Ожидания мои были весьма скромными. Я надеялась, что, может быть, пара-тройка заключенных образуют гильдию типа той, к которой принадлежит Нешама; надеялась, что они ее не обидят, не задавят, не попытаются заставить вступить с ними в брак. Она подошла к микрофону и рассказала первую историю, свою версию народной сказки. В ней говорилось о невезучем человеке, который обретает безопасность, богатство и красивую женщину, но слишком озабочен поисками куска удачи «покрасивше» в дальних краях, чтобы хотя бы обратить на нее внимание. Нешама рисовала историю ладонями, наклоняясь в толпу и отступая назад: то полная надежды, то приходящая в ужас от приключений этого невезучего человека, и ликующе улыбнулась концовке рассказа. И слушатели буквально сошли с ума! Она перетянула все внимание с меня на себя, точно рок-звезда, в то время как я выглядела чопорной и цивильной. Они думали, что Нешама собирается преподать им урок, а вместо этого она спела песню. Их лица светились удивлением. Она сияла, изливая свет на них, они ощущали его на себе – и сияли в ответ.
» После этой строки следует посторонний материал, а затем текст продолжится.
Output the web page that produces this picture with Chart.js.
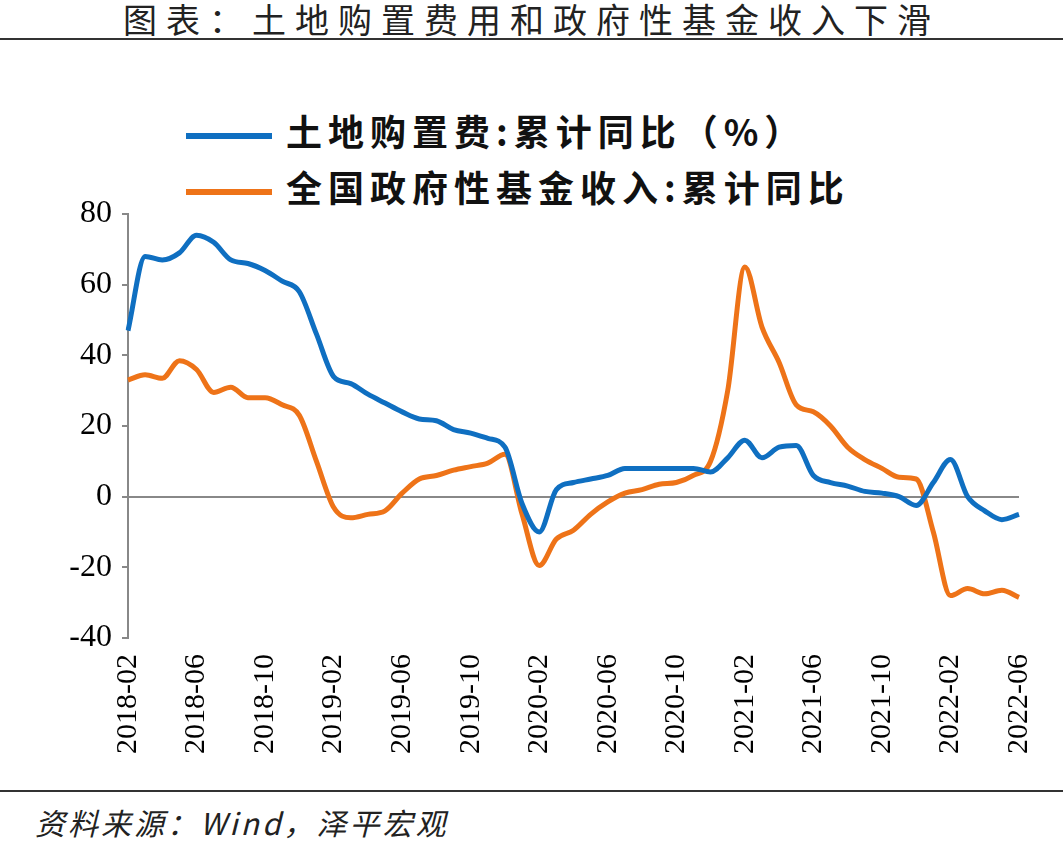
<!DOCTYPE html>
<html><head><meta charset="utf-8">
<script src="https://cdn.jsdelivr.net/npm/chart.js@4"></script>
<style>
body{margin:0;width:1063px;height:851px;background:#fff;position:relative;overflow:hidden;font-family:"Noto Sans CJK SC";}
#title{position:absolute;left:0;top:-6px;width:1063px;text-align:center;font-size:34px;color:#222;letter-spacing:9px;}
#rule{position:absolute;left:0;top:38px;width:1063px;height:2px;background:#333;}
#rule2{position:absolute;left:0;top:790px;width:1063px;height:2px;background:#333;}
#src{position:absolute;left:35px;top:800px;font-size:30px;font-style:italic;color:#222;letter-spacing:3px;}
.lg{position:absolute;left:186px;font-size:36px;font-weight:bold;color:#111;letter-spacing:6px;}
.lg span{display:inline-block;width:86px;height:6px;vertical-align:middle;margin-right:14px;}
canvas{position:absolute;left:0;top:0;}
</style></head><body>
<div id="title">图表：土地购置费用和政府性基金收入下滑</div>
<div id="rule"></div>
<div class="lg" id="lg1" style="top:104px"></div>
<div class="lg" id="lg2" style="top:160px"></div>
<div style="position:absolute;left:0;top:0;width:1063px;height:800px"><canvas id="c"></canvas></div>
<div id="rule2"></div>
<div id="src">资料来源：Wind，泽平宏观</div>
<script>
const seriesNames=["土地购置费:累计同比（%）","全国政府性基金收入:累计同比"];
const colors=["#0f6fc1","#ee7318"];
const months=[];
for(let y=2018;y<=2022;y++)for(let m=1;m<=12;m++){const s=y+"-"+String(m).padStart(2,"0");if(s>="2018-02"&&s<="2022-06")months.push(s);}
const landFee=[47,68,67,69,74,72,67,66,64,61,58,46,34,32,29,26.5,24,22,21.5,19,18,16.5,14,-2,-10,2,4,5,6,8,8,8,8,8,7,11,16,11,14,14.5,6,4,3,1.5,1,0,-2.5,4,10.5,0,-4,-6.5,-5];
const govFund=[33,34.5,33.5,38.5,36,29.5,31,28,28,26,23,10,-3,-6,-5,-4,1,5,6,7.5,8.5,9.5,12,-5,-19.5,-12,-9.5,-5,-1.5,1,2,3.5,4,6,10,30,65,48,38,26,24,20,14,10.5,8,5.5,5,-10,-28,-26,-27.5,-26.5,-28.5];
document.getElementById('lg1').innerHTML='<span style="background:'+colors[0]+'"></span>'+seriesNames[0];
document.getElementById('lg2').innerHTML='<span style="background:'+colors[1]+'"></span>'+seriesNames[1];
const cv=document.getElementById('c');cv.width=1063;cv.height=800;
const tf={family:'Liberation Serif',size:30};
new Chart(cv,{type:'line',data:{labels:months,datasets:[
{label:seriesNames[0],data:landFee,borderColor:colors[0],borderWidth:5,pointRadius:0,tension:0.4,cubicInterpolationMode:'monotone'},
{label:seriesNames[1],data:govFund,borderColor:colors[1],borderWidth:5,pointRadius:0,tension:0.4,cubicInterpolationMode:'monotone'}]},
options:{responsive:false,animation:false,layout:{padding:{left:30,right:35,top:214,bottom:8}},
plugins:{legend:{display:false},tooltip:{enabled:false}},
scales:{y:{min:-40,max:80,afterFit:s=>{s.width=98;},ticks:{stepSize:20,color:'#000',font:{family:'Liberation Serif',size:32},padding:10},
 grid:{drawOnChartArea:true,color:c=>c.tick&&c.tick.value===0?'#888':'transparent',lineWidth:2,tickLength:6,tickColor:'#888'},border:{color:'#888',width:2}},
x:{afterFit:s=>{s.height=154;},ticks:{autoSkip:false,maxRotation:90,minRotation:90,color:'#000',font:tf,padding:8,callback:(v,i)=>i%4===0?months[i]:''},
 grid:{display:false},border:{display:false}}}}});
</script></body></html>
Они задавали вопросы. Где искать такие истории? И Нешама говорила им: «Они – в вас самих, точно драгоценные камни в ваших сердцах». Почему они важны? «Потому что это сокровища. Эти воспоминания, эти образы проклевываются из почвы той самой мудрости, которую знаем мы все, но пересказать которую можете только вы».
Заключенные завороженно смотрели на нее. Они выглядели как родственники, как соседи – чернокожие и белые, азиаты и латиносы, все в одинаковой голубой джинсовой одежде. Одни казались недовольными, другие скучающими, третьи внимательными; те, что постарше, были похожи на Бога.
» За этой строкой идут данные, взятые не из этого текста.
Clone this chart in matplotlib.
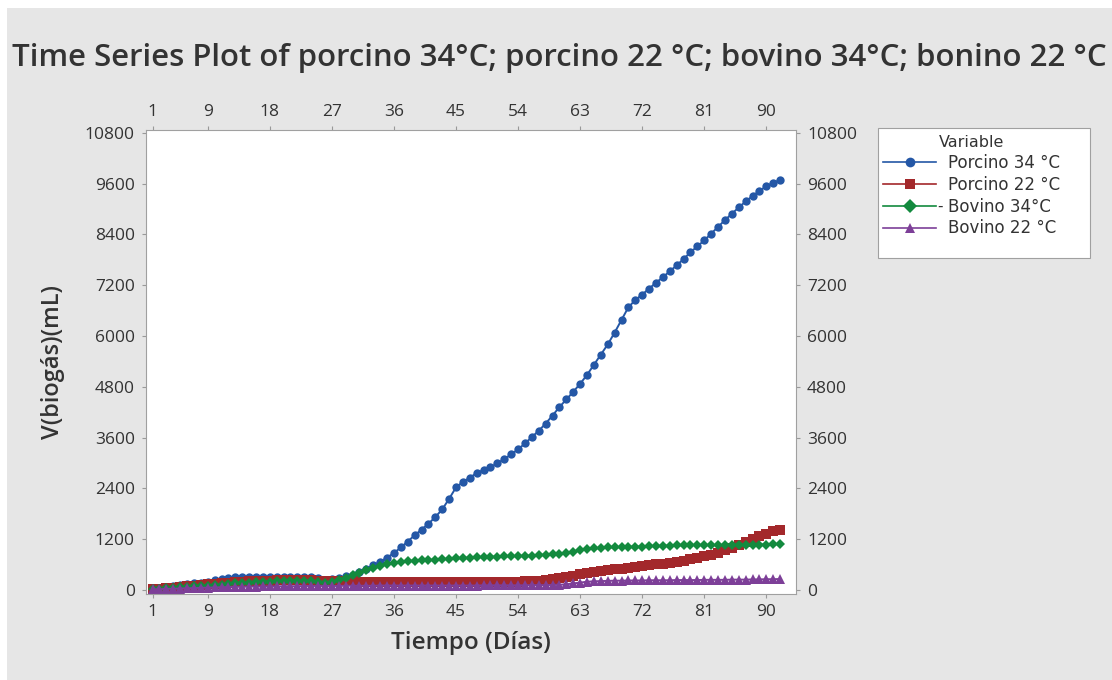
import numpy as np
import matplotlib.pyplot as plt
from matplotlib.patches import Rectangle
from matplotlib.lines import Line2D

plt.rcParams['font.family'] = ['Open Sans', 'DejaVu Sans']

# day index 1..92
dias = np.arange(1, 93)

porcino_34 = [30, 50, 70, 90, 110, 130, 150, 170, 190, 220,
              260, 290, 310, 310, 310, 310, 310, 310, 310, 305,
              305, 300, 300, 295, 280, 240, 260, 290, 320, 360,
              420, 500, 580, 660, 760, 870, 1000, 1140, 1290, 1420,
              1560, 1720, 1900, 2150, 2420, 2550, 2650, 2760, 2830, 2900,
              2990, 3090, 3200, 3320, 3460, 3610, 3760, 3930, 4120, 4320,
              4500, 4680, 4870, 5080, 5320, 5560, 5800, 6080, 6380, 6680,
              6850, 6980, 7120, 7260, 7390, 7530, 7670, 7820, 7980, 8120,
              8260, 8420, 8580, 8740, 8890, 9040, 9180, 9310, 9430, 9540,
              9620, 9690]

porcino_22 = [10, 20, 35, 50, 65, 80, 95, 110, 125, 140,
              155, 170, 185, 195, 200, 205, 210, 215, 220, 220,
              220, 220, 220, 220, 215, 210, 205, 200, 200, 200,
              195, 195, 195, 195, 190, 190, 190, 190, 190, 190,
              190, 190, 190, 190, 190, 190, 190, 190, 190, 190,
              190, 190, 195, 195, 200, 205, 215, 230, 250, 270,
              300, 330, 370, 400, 420, 440, 460, 480, 500, 520,
              540, 560, 580, 600, 620, 640, 660, 690, 720, 750,
              790, 830, 880, 930, 990, 1060, 1130, 1200, 1260, 1320,
              1380, 1420]

bovino_34 = [20, 30, 40, 50, 60, 70, 80, 90, 100, 110,
             120, 135, 150, 160, 170, 180, 190, 195, 200, 200,
             200, 200, 200, 200, 180, 170, 190, 230, 280, 340,
             400, 460, 520, 570, 610, 640, 660, 680, 690, 700,
             705, 710, 720, 730, 740, 750, 760, 770, 775, 780,
             785, 790, 795, 800, 805, 810, 820, 830, 840, 850,
             870, 900, 930, 960, 980, 990, 1000, 1005, 1010, 1015,
             1020, 1020, 1030, 1035, 1040, 1045, 1050, 1055, 1060, 1060,
             1060, 1060, 1060, 1060, 1060, 1060, 1065, 1065, 1070, 1070,
             1075, 1080]

bovino_22 = [10, 15, 20, 25, 30, 35, 40, 45, 50, 55,
             60, 65, 70, 70, 75, 75, 80, 80, 80, 85,
             85, 85, 90, 90, 90, 90, 90, 90, 95, 95,
             95, 95, 95, 100, 100, 100, 100, 100, 100, 100,
             100, 100, 100, 100, 100, 100, 100, 100, 105, 105,
             105, 105, 105, 105, 105, 110, 110, 110, 115, 120,
             130, 150, 170, 190, 200, 205, 210, 215, 215, 220,
             220, 220, 225, 225, 225, 225, 230, 230, 230, 230,
             235, 235, 235, 235, 240, 240, 240, 245, 245, 250,
             250, 255]

series = [
    ('Porcino 34 °C', porcino_34, '#2457a6', 'o'),
    ('Porcino 22 °C', porcino_22, '#a3282b', 's'),
    ('Bovino 34°C', bovino_34, '#138a3e', 'D'),
    ('Bovino 22 °C', bovino_22, '#7d3f98', '^'),
]

x_ticks = [1, 9, 18, 27, 36, 45, 54, 63, 72, 81, 90]
y_ticks = [0, 1200, 2400, 3600, 4800, 6000, 7200, 8400, 9600, 10800]

fig = plt.figure(figsize=(11.12, 6.80), dpi=100, facecolor='white')
# gray panel with thin white strip at top and left
fig.patches.append(Rectangle((7 / 1112, 0), 1, 1 - 8 / 680, transform=fig.transFigure,
                             facecolor='#e6e6e6', edgecolor='none', zorder=-10))
# legend box, drawn by hand so it can keep the loose bottom margin
fig.patches.append(Rectangle((878 / 1112, 1 - 258 / 680), 212 / 1112, 130 / 680,
                             transform=fig.transFigure, facecolor='white',
                             edgecolor='#a0a0a0', linewidth=0.8, zorder=1))

ax = fig.add_axes([146 / 1112, 1 - 594 / 680, (796 - 146) / 1112, (594 - 130) / 680])
ax.set_facecolor('white')

sizes = {'o': 6, 's': 6.5, 'D': 5.5, '^': 6.5}
for label, vals, col, mk in series:
    ax.plot(dias, vals, color=col, marker=mk, markersize=sizes[mk], linewidth=1.4,
            markeredgewidth=0, label=label)

ax.set_xlim(0.05, 94.3)
ax.set_ylim(-100, 10870)
ax.set_xticks(x_ticks)
ax.set_yticks(y_ticks)
ax.tick_params(axis='both', which='both', direction='out', length=3, width=0.8,
               color='#999999', labelcolor='#333333', labelsize=12.5,
               top=True, labeltop=True, right=True, labelright=True)
ax.tick_params(axis='x', pad=4)
ax.tick_params(axis='y', pad=5)
for sp in ax.spines.values():
    sp.set_color('#a0a0a0')
    sp.set_linewidth(0.8)

ax.set_xlabel('Tiempo (Días)', fontsize=17.5, color='#333333', fontweight='semibold', labelpad=8)
ax.set_ylabel('V(biogás)(mL)', fontsize=17, color='#333333', fontweight='semibold', labelpad=14)

fig.text(559 / 1112, 1 - 58 / 680,
         'Time Series Plot of porcino 34°C; porcino 22 °C; bovino 34°C; bonino 22 °C',
         ha='center', va='center', fontsize=22.4, color='#333333', fontweight='semibold')

handles = [Line2D([], [], color=c, marker=m, markersize=7, linewidth=1.2, markeredgewidth=0)
           for _, _, c, m in series]
leg = fig.legend(handles, [s[0] for s in series], loc='upper left',
                 bbox_to_anchor=(878 / 1112, 1 - 130 / 680), title='Variable',
                 prop={'family': 'DejaVu Sans', 'size': 12},
                 title_fontproperties={'family': 'DejaVu Sans', 'size': 11.5},
                 frameon=False, handlelength=3.2, handletextpad=0.7, labelspacing=0.23,
                 borderpad=0.3, borderaxespad=0)
for t in leg.get_texts():
    t.set_color('#333333')
leg.get_title().set_color('#333333')
fig.text(940 / 1112, 1 - 206 / 680, '-', ha='center', va='center', fontsize=11,
         family='DejaVu Sans', color='#333333', zorder=10)

fig.savefig('out.png', dpi=100, facecolor=fig.get_facecolor())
Согнав, наконец, Нешаму со сцены, я устроила им второй раунд своих лучших писательских рекомендаций. Раздались теплые, уважительные аплодисменты. Затем на сцену поднялась Нешама и рассказала еще одну историю. Это был рассказ о ее покойном муже, об озере, к которому он ходил пешком и в котором жила одинокая старая усатая рыба, что плавала кругами. Нешама нещадно ободрала свою историю, оставив только самую суть, ибо только суть цепляет отчаявшихся людей. И мужчины встали, чтобы устроить ей овацию. Это было ошеломительно! Все, что она сделала – это сказала им: «Я – человек, вы – люди, позвольте мне приветствовать вашу человечность. Давайте вместе немного побудем людьми».
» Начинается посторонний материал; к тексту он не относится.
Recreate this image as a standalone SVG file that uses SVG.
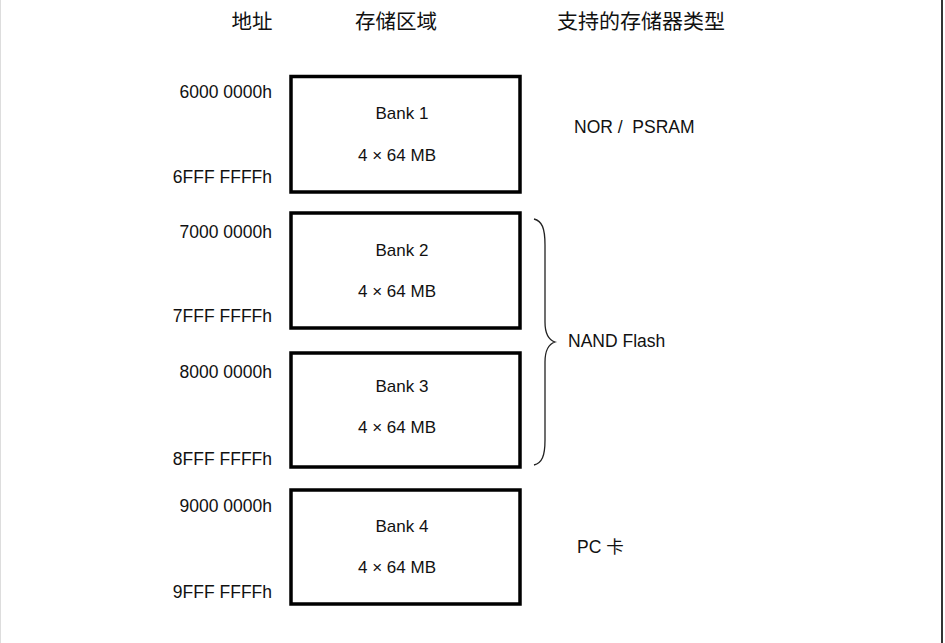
<svg xmlns="http://www.w3.org/2000/svg" width="945" height="643" viewBox="0 0 945 643">
<style>
.hdr{font-family:"Noto Sans CJK SC","Liberation Sans",sans-serif;font-size:20.5px;fill:#111;text-anchor:middle}
.addr{font-family:"Liberation Sans","Noto Sans CJK SC",sans-serif;font-size:17.5px;fill:#111;text-anchor:end}
.lbl{font-family:"Liberation Sans","Noto Sans CJK SC",sans-serif;font-size:17px;fill:#111;text-anchor:middle}
.typ{font-family:"Liberation Sans","Noto Sans CJK SC",sans-serif;font-size:17.5px;fill:#111}
.box{fill:#fff;stroke:#000;stroke-width:3.5}
</style>
<rect width="945" height="643" fill="#fff"/>
<line x1="0.5" y1="0" x2="0.5" y2="643" stroke="#ddd" stroke-width="1"/>
<line x1="942" y1="0" x2="942" y2="643" stroke="#333" stroke-width="2"/>
<g id="headers">
<text class="hdr" x="252" y="29">地址</text>
<text class="hdr" x="396" y="29">存储区域</text>
<text class="hdr" x="641" y="29" textLength="168" lengthAdjust="spacingAndGlyphs">支持的存储器类型</text>
</g>
<g id="bank1">
<rect class="box" x="291" y="76.5" width="229" height="115.5"/>
<text class="lbl" x="402" y="119">Bank 1</text>
<text class="lbl" x="397" y="161">4 × 64 MB</text>
<text class="addr" x="272" y="98">6000 0000h</text>
<text class="addr" x="272" y="183">6FFF FFFFh</text>
</g>
<g id="bank2">
<rect class="box" x="291" y="213" width="229" height="115"/>
<text class="lbl" x="402" y="256">Bank 2</text>
<text class="lbl" x="397" y="297">4 × 64 MB</text>
<text class="addr" x="272" y="238">7000 0000h</text>
<text class="addr" x="272" y="322">7FFF FFFFh</text>
</g>
<g id="bank3">
<rect class="box" x="291" y="353" width="229" height="114"/>
<text class="lbl" x="402" y="392">Bank 3</text>
<text class="lbl" x="397" y="433">4 × 64 MB</text>
<text class="addr" x="272" y="378">8000 0000h</text>
<text class="addr" x="272" y="465">8FFF FFFFh</text>
</g>
<g id="bank4">
<rect class="box" x="291" y="490" width="229" height="114"/>
<text class="lbl" x="402" y="532">Bank 4</text>
<text class="lbl" x="397" y="573">4 × 64 MB</text>
<text class="addr" x="272" y="512">9000 0000h</text>
<text class="addr" x="272" y="598">9FFF FFFFh</text>
</g>
<g id="types">
<text class="typ" x="574" y="133" xml:space="preserve">NOR /  PSRAM</text>
<text class="typ" x="568" y="347">NAND Flash</text>
<text class="typ" x="577" y="553">PC 卡</text>
</g>
<g id="connectors">
<path d="M534,219 C542,221 545,228 545,245 L545,322 C545,334 549,340 555,342 C549,344 545,350 545,362 L545,440 C545,456 542,463 534,465" fill="none" stroke="#222" stroke-width="1.3"/>
</g>
</svg>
Нешама объяснила им суть своей рассказчицкой гильдии, и один из охранников тоже присел, чтобы послушать. Мы устроили дуэт, отвечая на вопросы, рассказывая о поучительных случаях из собственной работы, о писателях, которых мы любим и которых, возможно, полюбят и они.
Мы пробудили в этих мужчинах слушающего ребенка одной-единственной историей о том, что рассказчик прожил определенное количество лет и кое-чему научился удивительными способами – теми, которыми вселенная доносит до нас истину. Я видела, что заключенные присматривают друг за другом. Понимала, что у них нет ничего, кроме внутреннего мира их разума, островков природной красоты, библиотечных книг, вины, ярости, развития – и друг друга. Меня охватило внезапное желание прислать им всем свои книги, а заодно – книги отца и его друзей. А еще – пожертвовать свои органы.
Почему эти люди заставили меня ощутить приступ великодушия? Может быть, дело в свежем воздухе, который мы впустили в тюрьму, в ветре, в дожде – или в нас самих. Было ощущение, что мы пришли туда с аккордеоном, и, пока говорили и слушали, меха наполнились и стали выдыхать чистый воздух, минуя металлические прутья.